Digital Artifacts [Dec. 29th, 2012|07:29 pm]
I just spent about six hours correcting the digitally-generated texts at the California Digital Newspaper Collection. The application that converts the newspapers into plain text for display as HTML is far from perfect, and most articles as rendered are riddled with typographical errors, even though most of the scans themselves are easy enough for people to read.

The 20-terrabyte collection was put together and is maintained by the California Newspaper Project at UC Riverside, and it used to be funded by the state with $216,000 a year, but the funding was eliminated two years ago. Newspapers which had not yet been digitized now deteriorate in the stacks of libraries while the project is at a standstill. There was never enough money to have paid staff do corrections of the plain text, so it has to be done by the site's users.

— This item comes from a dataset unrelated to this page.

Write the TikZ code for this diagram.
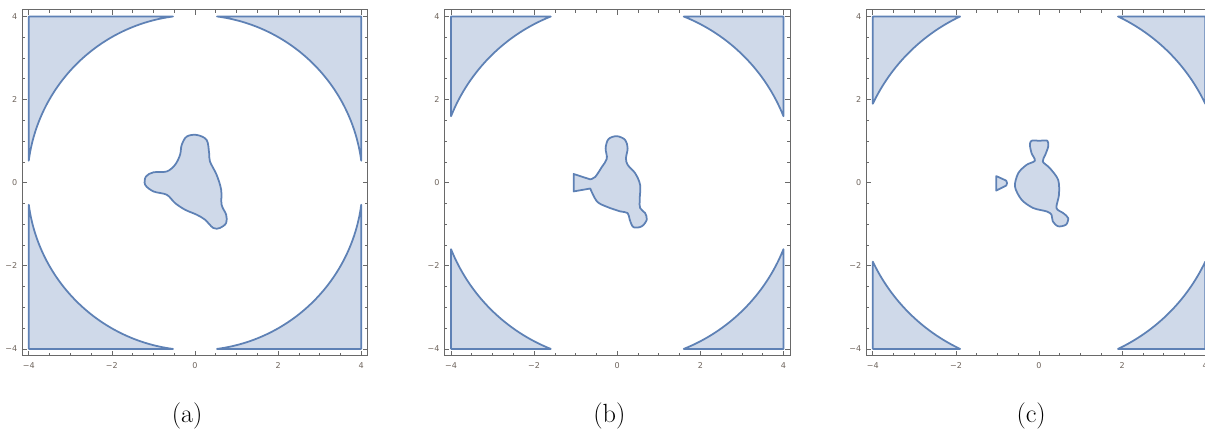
\documentclass[tikz,border=0pt]{standalone}
\usepackage{fontspec}
\newfontfamily\tickfont{DejaVu Sans}

\definecolor{edgeblue}{RGB}{94,129,181}
\definecolor{fillblue}{RGB}{207,217,233}
\definecolor{framegray}{RGB}{105,105,105}
\definecolor{labelgray}{RGB}{110,100,92}

\tikzset{
  region/.style={draw=edgeblue, fill=fillblue, line width=1.2pt, line join=round},
  framebox/.style={draw=framegray, line width=0.6pt},
  tickmark/.style={draw=framegray, line width=0.5pt},
  ticklabel/.style={text=labelgray, font=\tickfont\fontsize{5.5}{6}\selectfont, inner sep=0.6pt},
  caption/.style={font=\fontsize{18}{22}\selectfont, inner sep=0pt, anchor=base}
}

\begin{document}
\begin{tikzpicture}

  \useasboundingbox (0,0) rectangle (29.0,10.397);

  % Panneaux : cadre, graduations, coins
  \foreach \p/\cx/\a in {a/4.693/0.53, b/14.855/1.6, c/25.006/1.9} {
    \begin{scope}[shift={(\cx,6.0)}]
      \pgfmathsetmacro\r{sqrt(16+\a*\a)}
      \pgfmathsetmacro\t{asin(4/\r)}

      % coins hors du cercle
      \draw[region] (-4,4) -- (-\a,4) arc[start angle=180-\t, end angle=90+\t, radius=\r] -- cycle;
      \draw[region] (4,4) -- (4,\a) arc[start angle=90-\t, end angle=\t, radius=\r] -- cycle;
      \draw[region] (-4,-4) -- (-4,-\a) arc[start angle=270-\t, end angle=180+\t, radius=\r] -- cycle;
      \draw[region] (4,-4) -- (\a,-4) arc[start angle=-\t, end angle=\t-90, radius=\r] -- cycle;

      % cadre
      \draw[framebox] (-4.16,-4.16) rectangle (4.16,4.16);

      % graduations mineures
      \foreach \v in {-4,-3.5,...,4} {
        \draw[tickmark] (\v,-4.16) -- (\v,-4.095);
        \draw[tickmark] (\v,4.16) -- (\v,4.095);
        \draw[tickmark] (-4.16,\v) -- (-4.095,\v);
        \draw[tickmark] (4.16,\v) -- (4.095,\v);
      }
      % graduations majeures et labels
      \foreach \v/\lab in {-4/−4, -2/−2, 0/0, 2/2, 4/4} {
        \draw[tickmark] (\v,-4.16) -- (\v,-4.04);
        \draw[tickmark] (\v,4.16) -- (\v,4.04);
        \draw[tickmark] (-4.16,\v) -- (-4.04,\v);
        \draw[tickmark] (4.16,\v) -- (4.04,\v);
        \node[ticklabel, anchor=east] (yl\p\v) at (-4.25,\v) {\lab};
        \node[ticklabel, anchor=north] (xl\p\v) at (\v,-4.30) {\lab};
      }

      \node[caption] (cap\p) at (-0.19,-5.78) {(\p)};
    \end{scope}
  }

  % (a) trefle
  \begin{scope}[shift={(4.693,6.0)}]
    \draw[region] plot[smooth cycle, tension=0.55] coordinates {
      (0.04,1.15) (0.28,1.03) (0.34,0.71) (0.36,0.51) (0.52,0.19) (0.63,-0.17)
      (0.64,-0.53) (0.75,-0.77) (0.75,-0.97) (0.60,-1.09) (0.44,-1.09) (0.24,-0.89)
      (0.04,-0.77) (-0.24,-0.65) (-0.48,-0.49) (-0.68,-0.29) (-1.0,-0.21) (-1.2,-0.05)
      (-1.18,0.15) (-1.0,0.25) (-0.68,0.27) (-0.48,0.43) (-0.36,0.67) (-0.32,0.91)
      (-0.2,1.11)};
  \end{scope}

  % (b) avec pointe a gauche
  \begin{scope}[shift={(14.855,6.0)}]
    \draw[region] (-1.05,0.21) -- (-0.65,0.08) -- plot[smooth, tension=0.55] coordinates {
      (-0.65,0.08) (-0.53,0.14) (-0.37,0.38) (-0.25,0.58) (-0.28,0.83) (-0.21,1.05)
      (-0.01,1.12) (0.19,1.03) (0.25,0.83) (0.21,0.59) (0.25,0.43) (0.43,0.23)
      (0.55,-0.05) (0.54,-0.41) (0.55,-0.61) (0.67,-0.73) (0.71,-0.89) (0.59,-1.05)
      (0.39,-1.07) (0.30,-0.89) (0.25,-0.73) (0.07,-0.69) (-0.25,-0.58) (-0.49,-0.45)
      (-0.65,-0.14)} -- (-1.05,-0.21) -- cycle;
  \end{scope}

  % (c) corps et petit triangle
  \begin{scope}[shift={(25.006,6.0)}]
    \draw[region] plot[smooth cycle, tension=0.5] coordinates {
      (-0.18,1.01) (0.01,1.01) (0.2,1.01) (0.22,0.87) (0.15,0.67) (0.09,0.51) (0.26,0.35)
      (0.46,0.07) (0.48,-0.29) (0.42,-0.61) (0.58,-0.73) (0.70,-0.85) (0.65,-1.01)
      (0.46,-1.05) (0.33,-0.93) (0.30,-0.77) (0.18,-0.69) (-0.14,-0.61) (-0.42,-0.41)
      (-0.58,-0.09) (-0.50,0.23) (-0.30,0.43) (-0.10,0.53) (-0.18,0.71) (-0.22,0.91)};
    \draw[region] (-1.03,0.16) -- (-1.03,-0.19) -- (-0.79,-0.07) -- (-0.77,-0.01) -- (-0.79,0.05) -- cycle;
  \end{scope}

\end{tikzpicture}
\end{document}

I enjoy doing corrections, but at the back of my mind is always the fear that the lack of funding will lead to the abandonment of the project, and that everything I've put into it will then be lost. I've found the collection to be a very useful resource for research, and I suspect that many other people do as well, including people whose work actually contributes something tangible to the state's economy. If the collection goes away from the Internet, I suspect that the loss to the state will add up to far more than the $216,000 a year in public funds that were being spent to expand and maintain it.

But then all sorts of useful things have been cut from California's budget over the last four years. $216,000 a year is probably enough to keep two or three elderly hippie pot smokers in one of our prisons for another year of their third-strike life sentences, and Reagan knows we wouldn't want to let any of them out to wreak havoc on our... well, whatever things they would be likely to wreak havoc on. Our de-funded and closed state parks, perhaps? Intolerable! Best to leave them and history both to rot.

After all, if the history is available on the Internets, people might read it and discover that California used to be much better at funding public goods. Then where our elected officials be? Exactly! And the last thing we want is to have that paddle-free lot thrashing around in the headwaters of Shit Creek, polluting it. After all, that's Sacramento's water supply!